We feel very strongly about building local communities with startups and we are doing all we can to support founders in this area. We are growing a global community of local accelerator programs via our partnership with Backstage Capital, so that each startup becomes a link in a cultural movement. Think about what role your startup can play in giving back to your local community, helping to “rise-and-lift” those around you, wherever you are right now. We have encouraged these behaviors in partnering with Backstage via “Investor Days” in LA, San Francisco, New York and other cities to come. We bringing together early stage Headliners (aka our portfolio companies) with Investors who want to support them financially and strategically. Each success becomes a beacon and a lighthouse for under-represented founders to follow.

6) Seek out an advisor, not merely a mentor. You will have 0 time for ambiguity.

Mentors can be helpful to a startup, but to often a times, they are not enough. The word “mentor” can mean many different things, but if your mentor is simply a subject matter expert, they are not likely to be an expert on your individual psychology. When things get tough, you will really need someone on your side who you can trust to tell you the truth with clear, helpful realism. You will have to establish a stripped down communication channel where emotions take second place to data.

A true advisor doesn’t sugar coat feedback. This is someone who can point out your blind spots in relation to the hard data. While its true that for the company to evolve, founders need messaging that can keep them inspired and on task, too often the problem is that they don’t want to hear the facts about downside risks and worst case scenarios.

7) Know yourself first. This may be the hardest challenge of all.

Everyone has emotional vulnerabilities and innate biases. Even if you find your advisor and that person has your best interests at heart, the hidden effects of power relationships can scramble their messages. Even better than an advisor is the development of a rigorous self-awareness. Consider this is part of the skeletal business structure, not an extra. The absence of it nearly always leads founders to make decisions based on faulty assumptions, bad habits, or fear.

On his startup advice blog, VC Ben Horowitz wrote, “By far the most difficult skill for me to learn as CEO was the ability to manage my own psychology.
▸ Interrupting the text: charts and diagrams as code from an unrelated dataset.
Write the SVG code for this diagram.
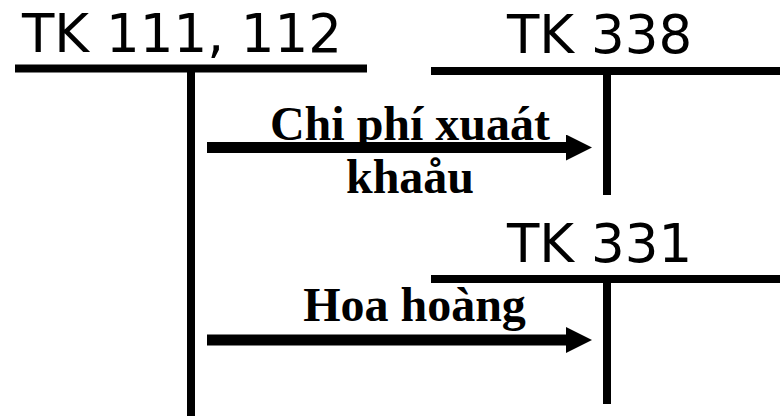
<svg xmlns="http://www.w3.org/2000/svg" width="780" height="416" viewBox="0 0 780 416">
<defs>
<style>
.acct{font-family:"DejaVu Sans",sans-serif;font-size:53px;fill:#000}
.lbl{font-family:"Liberation Serif",serif;font-size:48px;font-weight:bold;fill:#000;text-anchor:middle}
.t{stroke:#000;stroke-width:8;fill:none}
.arr{stroke:#000;stroke-width:11;fill:none}
</style>
<marker id="ah" markerUnits="userSpaceOnUse" markerWidth="26" markerHeight="26" viewBox="0 0 24 24" refX="0" refY="12" orient="auto">
<path d="M0,0 L24,12 L0,24 Z" fill="#000"/>
</marker>
</defs>
<rect width="780" height="416" fill="#fff"/>
<g id="tk111">
<text class="acct" x="22" y="52">TK 111, 112</text>
<path class="t" d="M15,68.5 H367 M191,68.5 V416"/>
</g>
<g id="tk338">
<text class="acct" x="507" y="53">TK 338</text>
<path class="t" d="M431,71 H780 M607,71 V195"/>
</g>
<g id="tk331">
<text class="acct" x="507" y="262">TK 331</text>
<path class="t" d="M431,279 H780 M607,279 V404"/>
</g>
<g id="connectors">
<path class="arr" d="M207,147.5 H566" marker-end="url(#ah)"/>
<text class="lbl" x="410" y="140">Chi phí xuaát</text>
<text class="lbl" x="410" y="193">khaåu</text>
<path class="arr" d="M207,340 H566" marker-end="url(#ah)"/>
<text class="lbl" x="414.5" y="321">Hoa hoàng</text>
</g>
</svg>
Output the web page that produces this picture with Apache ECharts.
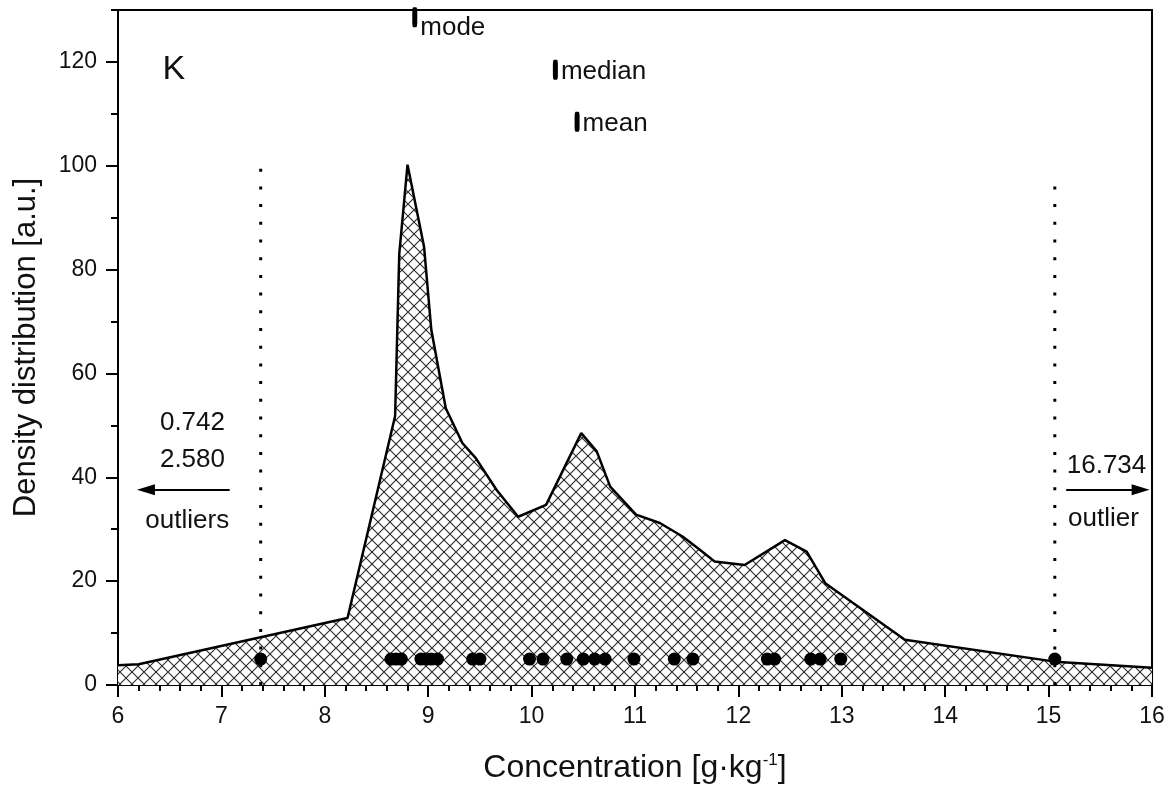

Organizational design, process design, metrics, hiring and firing were all relatively straightforward skills to master compared to keeping my mind in check. Over the years, I’ve spoken to hundreds of CEOs all with the same experience.” With so much else happening, it’s hard to set aside time to get a handle on your own mind before it endangers the business. Make the time because even seemingly minor decisions can have life-altering effects for your family, partners, employees and many other people in ripples radiating out from there. Everything matters, so make your decisions based by the best data you can get your hands on. Later in that same article, Horowitz casually notes, “Tip to aspiring entrepreneurs: if you don’t like choosing between horrible and cataclysmic, don’t become CEO.”

From a Startup to a Leader Mentality

Of course, these are just templates to help you frame an appropriate response to the most common problems. You will know when it is time to forge a new way of thinking that that the world desperately needs. Every founder breaks some of the rules set before them, and by doing so they carve an original pathway into the market that many others, locally and globally, can follow. As your startup begins put on some weight and gain traction, you will learn how to expand from a startup to a mentor mentality. The world needs you and your great ideas, so don’t let an antique mindset stand in the way of the dent you could be making in the universe.